The individual investor can’t win, and increasingly doesn’t want to play — so says the media. Articles continue to point out retail investors’ distaste for stocks and their departure from the market. A recent Wall Street Journal article interviewed several Main Street investors who had thrown in the towel, and the Oct. 18 plummet of Google’s stock after it mistakenly released earnings early — resulting in individual investors not being able to cancel buy orders quickly enough — added more fuel to the fire.
We probably all know people who have decided that they’d rather not try to grow wealth via stocks. The events of the past few years have understandably left many wondering whether it makes sense to participate in the market.
But at the most recent meeting of the Editorial Advisory and Securities Review Committee, committee member Bob Bilkie recalled advice from a mentor of his, Chuck Ricker. Ricker believed that skepticism is what sustains bull markets, and faith is what ends them. To elaborate on this thought, investing legend Sir John Templeton said, “Bull markets are born on pessimism, grow on skepticism, mature on optimism and die on euphoria.”
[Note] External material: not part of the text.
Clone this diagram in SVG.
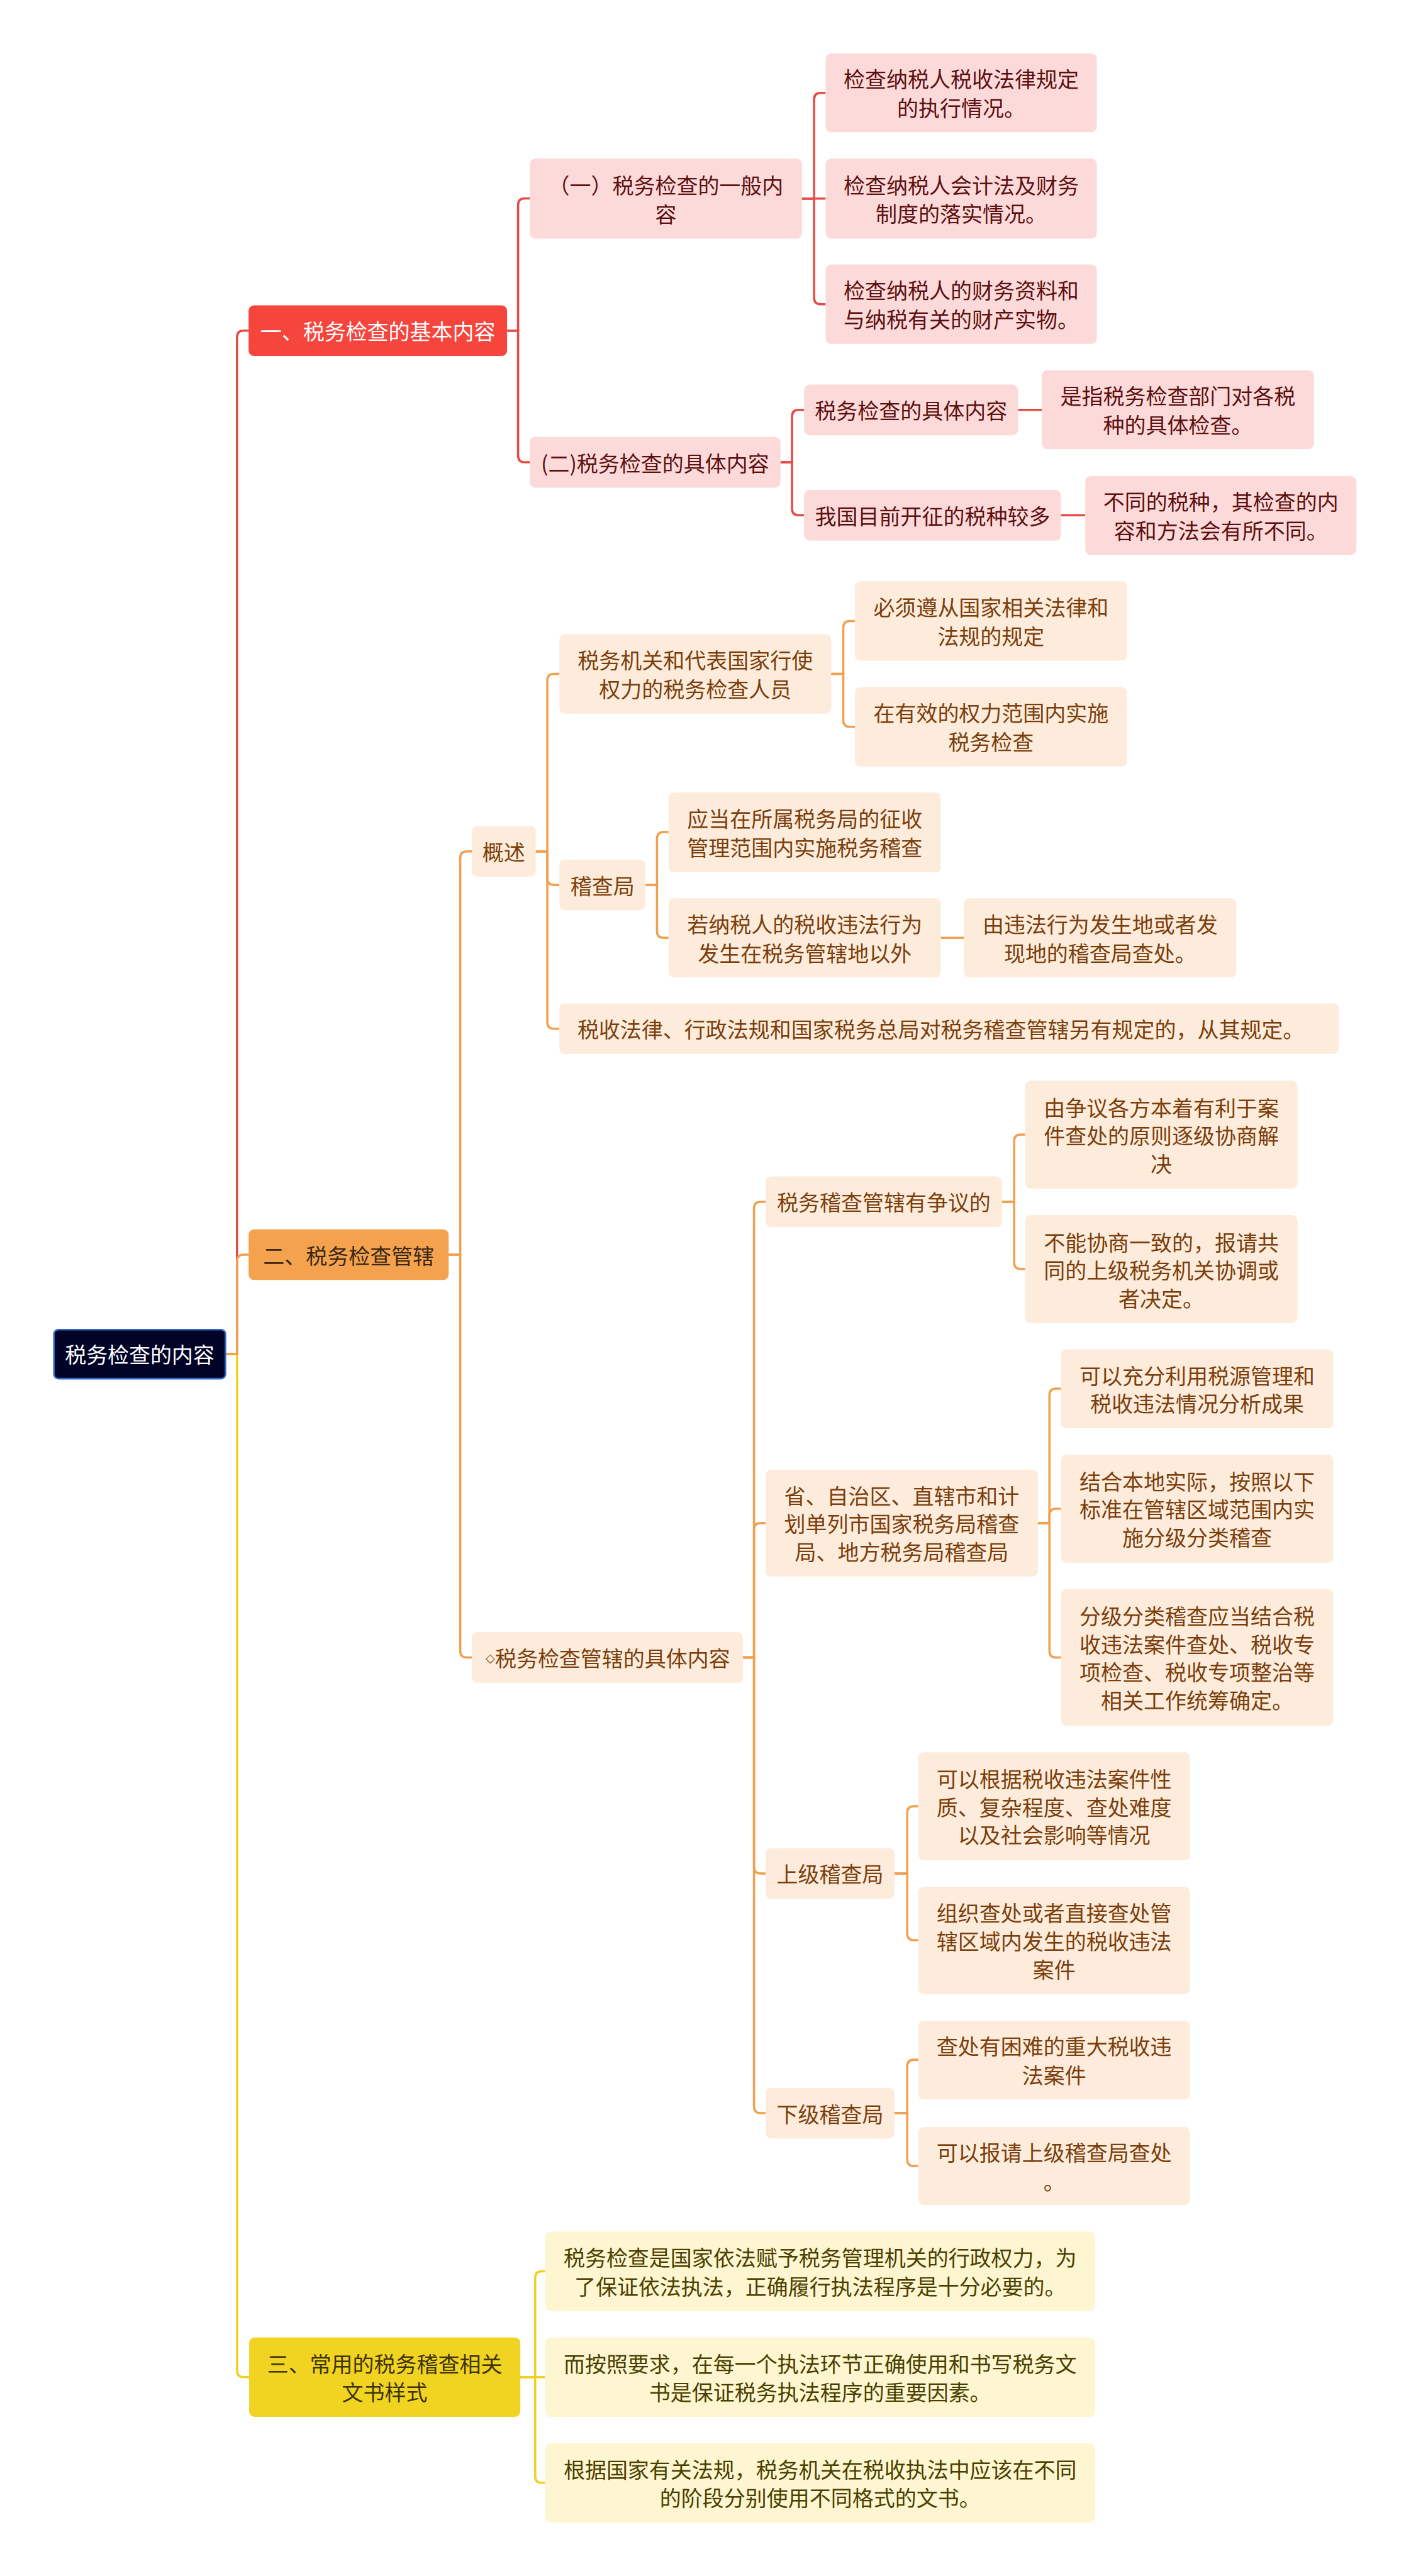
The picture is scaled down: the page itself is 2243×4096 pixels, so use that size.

The lesson here is that success in investing requires constantly moving against the tide of public opinion. It might be the most difficult lesson to learn — and to teach. This is the case even though history has shown repeatedly that the best returns are obtained by finding high-quality stocks during the worst of times, when fear rules the market instead of greed (or euphoria, as Templeton put it).
What’s strange is that we’re seeing this disinterest amid a good year for the market. Even though the current earnings season has been difficult and could lead the markets lower, as of mid October the Standard & Poor’s 500 was still up almost 14 percent for the year through Oct. 19.
Keep in mind that pessimism comes and goes, but the fundamentals for companies remain: The population will continue to grow and more people will need goods and services. There will be winners and losers, and the winners likely will be those that are well-managed.
We urge readers to continue spreading this message to those who have left the market and provide whatever education they can so that everyone in our lives can have the chance to secure their financial future.